More than merely luxe, Maroma is highly congenial, with guests returning year after year and comfy patios conducive to striking up conversation. One of our new friends might have been a baroness or a starlet, another a senator or a world-famous diva--but here no one acted like anything other than just a bunch of friendly folks basking at the edge of the jungle beneath a palm-fringed sky.

Ikal de Mar: Poetry in Ocean

We ended our Yucatan idyll with a poem and a song of the sea, at a secluded compound near the village of Xcalacoco ("ikal" is a rendering of n'kai, Maya for song). Our arrival was serendaded by birds down a meandering path lined with stones, tropical trees, and a riot of blooms--past a gentle waterfall, a small cenote, across a curved bridge. A side trail led to our Villa Neruda - named, as are all 29 villas, for a famous poet. "I need the sea because it teaches me," wrote Chilean Nobelist Pablo Neruda; I can think of few poets as romantic, and his spirit suffuses Ikal del Mar, which though compact casts the illusion of being lost in a vast botanic wonderland
leading to a wild, open sea.

That afternoon while Macduff was off taking pictures, I lay face up on a platform at the edge of the beach following my 90-minute "Maya Crepuscular Massage." Eyes closed, I might have been a pink conch snug in her shell, the sea whooshing around me, as my masseur Juan snugly wrapped my mud-slathered body in a warm, soft towel. Drifting on this side of sleep, loathe to rouse myself, I finally sat up like a disheveled ghost, and scurried down the path to the spa, wrapped waif-like in my muddied towel, hoping I wouldn't get lost. At the bridge, a spa staffer greeted me with fresh towels and opened the door to a divine steam bath.

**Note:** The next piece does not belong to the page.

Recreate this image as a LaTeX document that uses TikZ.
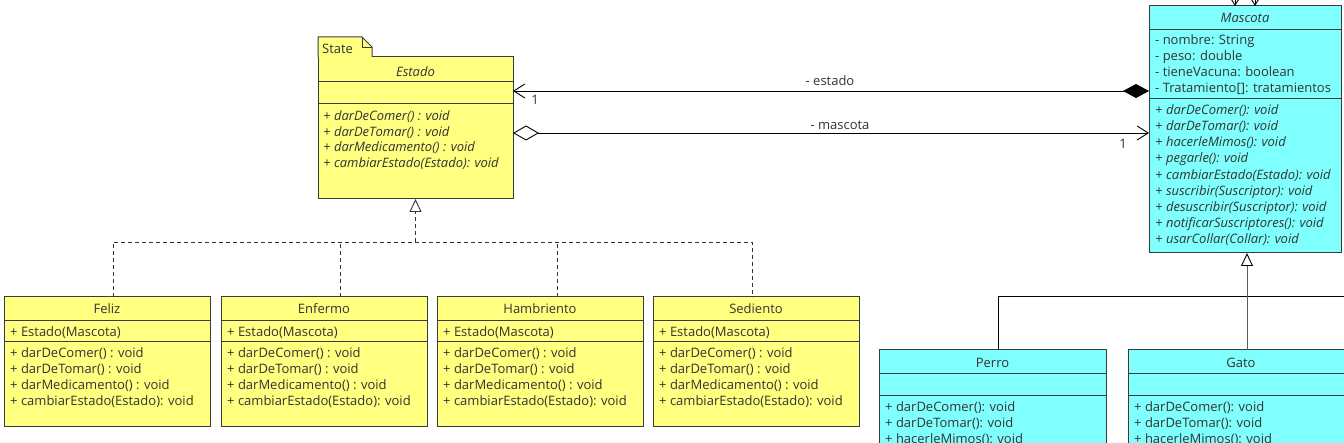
\documentclass[tikz,border=0pt]{standalone}
\usepackage{fontspec}
\setmainfont{Open Sans}
\usetikzlibrary{arrows.meta,calc}
\definecolor{ylw}{HTML}{FFFF80}
\definecolor{cyn}{HTML}{80FFFF}
\definecolor{ink}{HTML}{333333}
\definecolor{edge}{HTML}{3A3A3A}
\tikzset{openbarb/.tip={Straight Barb[length=11pt,width=14pt,line width=0.9pt]}}
\begin{document}
\begin{tikzpicture}[x=1pt,y=-1pt,
  ybox/.style={draw=edge,fill=ylw,line width=1pt,anchor=north west,inner sep=0pt,outer sep=0pt},
  cbox/.style={draw=edge,fill=cyn,line width=1pt,anchor=north west,inner sep=0pt,outer sep=0pt},
  div/.style={draw=edge,line width=1pt},
  txt/.style={anchor=west,inner sep=0pt,text=ink,font=\fontsize{13}{15}\selectfont,text height=9.5pt,text depth=0pt},
  itxt/.style={txt,font=\fontsize{13}{15}\selectfont\itshape},
  ttl/.style={txt,anchor=center},
  ittl/.style={itxt,anchor=center},
  lbl/.style={txt,anchor=center},
  conn/.style={draw=black,line width=0.9pt},
  realz/.style={draw=ink,line width=0.9pt,dash pattern=on 4pt off 3pt},
]
\useasboundingbox (0,0) rectangle (1344,443);

% ---------- Estado (State) ----------
\node[ybox,minimum width=195pt,minimum height=142pt] (estado) at (318,57) {};
\draw[ybox] (318,57) -- (318,37) -- (362,37) -- (372,47) -- (372,57);
\draw[div,line width=0.8pt] (362,37) -- (362,47) -- (372,47);
\node[txt] (estado-tag) at (322,48.5) {State};
\node[ittl] (estado-t) at (415.5,72) {Estado};
\draw[div] (318,82) -- (513,82);
\draw[div] (318,104) -- (513,104);
\node[itxt] (estado-m1) at (323,116) {+ darDeComer() : void};
\node[itxt] (estado-m2) at (323,131.5) {+ darDeTomar() : void};
\node[itxt] (estado-m3) at (323,147) {+ darMedicamento() : void};
\node[itxt] (estado-m4) at (323,162.5) {+ cambiarEstado(Estado): void};

% ---------- concrete states ----------
\newcommand\stclass[3]{%
  \node[ybox,minimum width=206pt,minimum height=129pt] (#1) at (#2,297) {};
  \node[ttl] (#1-t) at ($(#1.north)+(0,12)$) {#3};
  \draw[div] ($(#1.north west)+(0,24)$) -- ($(#1.north east)+(0,24)$);
  \node[txt] (#1-c) at ($(#1.north west)+(6,35)$) {+ Estado(Mascota)};
  \draw[div] ($(#1.north west)+(0,45)$) -- ($(#1.north east)+(0,45)$);
  \node[txt] (#1-m1) at ($(#1.north west)+(6,56)$) {+ darDeComer() : void};
  \node[txt] (#1-m2) at ($(#1.north west)+(6,72)$) {+ darDeTomar() : void};
  \node[txt] (#1-m3) at ($(#1.north west)+(6,88)$) {+ darMedicamento() : void};
  \node[txt] (#1-m4) at ($(#1.north west)+(6,104)$) {+ cambiarEstado(Estado): void};
}
\stclass{feliz}{4}{Feliz}
\stclass{enfermo}{221}{Enfermo}
\stclass{hambriento}{437}{Hambriento}
\stclass{sediento}{653}{Sediento}

% ---------- Mascota ----------
\node[cbox,minimum width=192pt,minimum height=247pt] (mascota) at (1149,6) {};
\node[ittl] (mascota-t) at (1245,18) {Mascota};
\draw[div] (1149,30) -- (1341,30);
\node[txt] (mascota-a1) at (1155,40) {- nombre: String};
\node[txt] (mascota-a2) at (1155,56) {- peso: double};
\node[txt] (mascota-a3) at (1155,72) {- tieneVacuna: boolean};
\node[txt] (mascota-a4) at (1155,88) {- Tratamiento[]: tratamientos};
\draw[div] (1149,99) -- (1341,99);
\node[itxt] (mascota-m1) at (1155,109.5) {+ darDeComer(): void};
\node[itxt] (mascota-m2) at (1155,125.7) {+ darDeTomar(): void};
\node[itxt] (mascota-m3) at (1155,141.9) {+ hacerleMimos(): void};
\node[itxt] (mascota-m4) at (1155,158.1) {+ pegarle(): void};
\node[itxt] (mascota-m5) at (1155,174.3) {+ cambiarEstado(Estado): void};
\node[itxt] (mascota-m6) at (1155,190.5) {+ suscribir(Suscriptor): void};
\node[itxt] (mascota-m7) at (1155,206.7) {+ desuscribir(Suscriptor): void};
\node[itxt] (mascota-m8) at (1155,222.9) {+ notificarSuscriptores(): void};
\node[itxt] (mascota-m9) at (1155,239.1) {+ usarCollar(Collar): void};

% ---------- Perro / Gato ----------
\node[cbox,minimum width=227pt,minimum height=110pt] (perro) at (879,350) {};
\node[ttl] (perro-t) at (992.5,363) {Perro};
\draw[div] (879,374) -- (1106,374);
\draw[div] (879,396) -- (1106,396);
\node[txt] (perro-m1) at (885,406.5) {+ darDeComer(): void};
\node[txt] (perro-m2) at (885,422.5) {+ darDeTomar(): void};
\node[txt] (perro-m3) at (885,438.5) {+ hacerleMimos(): void};

\node[cbox,minimum width=226pt,minimum height=110pt] (gato) at (1128,350) {};
\node[ttl] (gato-t) at (1241,363) {Gato};
\draw[div] (1128,374) -- (1354,374);
\draw[div] (1128,396) -- (1354,396);
\node[txt] (gato-m1) at (1134,406.5) {+ darDeComer(): void};
\node[txt] (gato-m2) at (1134,422.5) {+ darDeTomar(): void};
\node[txt] (gato-m3) at (1134,438.5) {+ hacerleMimos(): void};

% ---------- associations ----------
\coordinate (ea) at ($(estado.north east)+(0,34)$);
\coordinate (eb) at ($(estado.north east)+(0,76)$);
\draw[conn,{openbarb}-{Diamond[length=26pt,width=14pt,fill=black]}] (ea) -- (ea -| mascota.west);
\node[lbl] (lbl-estado) at (830,81) {- estado};
\node[lbl] (mult-estado) at (535,100) {1};
\draw[conn,{Diamond[length=26pt,width=15pt,open]}-{openbarb}] (eb) -- (eb -| mascota.west);
\node[lbl] (lbl-mascota) at (840,125) {- mascota};
\node[lbl] (mult-mascota) at (1123,144) {1};

% ---------- realizations to Estado ----------
\coordinate (jn) at (415.5,242);
\coordinate (fz) at (113,297);
\coordinate (ef) at (340,297);
\coordinate (hb) at (557,297);
\coordinate (sd) at (752,297);
\draw[realz] (fz) |- (sd |- jn) -- (sd);
\draw[realz] (ef) -- (ef |- jn);
\draw[realz] (hb) -- (hb |- jn);
\draw[realz,-{Triangle[open,length=13pt,width=12pt,line width=0.9pt]}] (jn) -- (estado.south);

% ---------- generalizations to Mascota ----------
\coordinate (pr) at (998,350);
\coordinate (hj) at (1344,296);
\draw[conn] (pr) |- (hj);
\coordinate (gt) at (1247,350);
\draw[draw=ink!80,line width=1pt,-{Triangle[open,length=13pt,width=12pt,line width=0.9pt,color=black]}] (gt) -- (gt |- mascota.south);

% ---------- incoming arrows at top of Mascota ----------
\coordinate (t1) at (1235,-12);
\coordinate (t2) at (1255,-12);
\draw[conn,-{Straight Barb[length=8pt,width=10pt]}] (t1) -- (t1 |- mascota.north);
\draw[conn,-{Straight Barb[length=8pt,width=10pt]}] (t2) -- (t2 |- mascota.north);
\end{tikzpicture}
\end{document}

Later in the room, I wondered whither my husband. The phone rang-and it was he, asking me to meet him down at the beach. I went, and spied four flaming torches, and a gauze tent just large enough to shelter a table set for two on the sand, with crisp linens, candles, lobster ceviche, and a full-bodied Monte Xanic Cabernet--all attended by our personal waiter. There, too, was my prince, beaming at having completely blown my mind. In the distance beyond, the highrises of Cozumel and the passing ships seemed like a twinkling mirage. "I am spoiled to tears," I thought.

Hours later, I stared up at a starburst of zapote beams above our head, hung with white netting, as Macduff read me aloud the poem left on our turned-down bed--a different poet each night. It sounded like something about the color blue, and love--and I drifted into delicious sleep.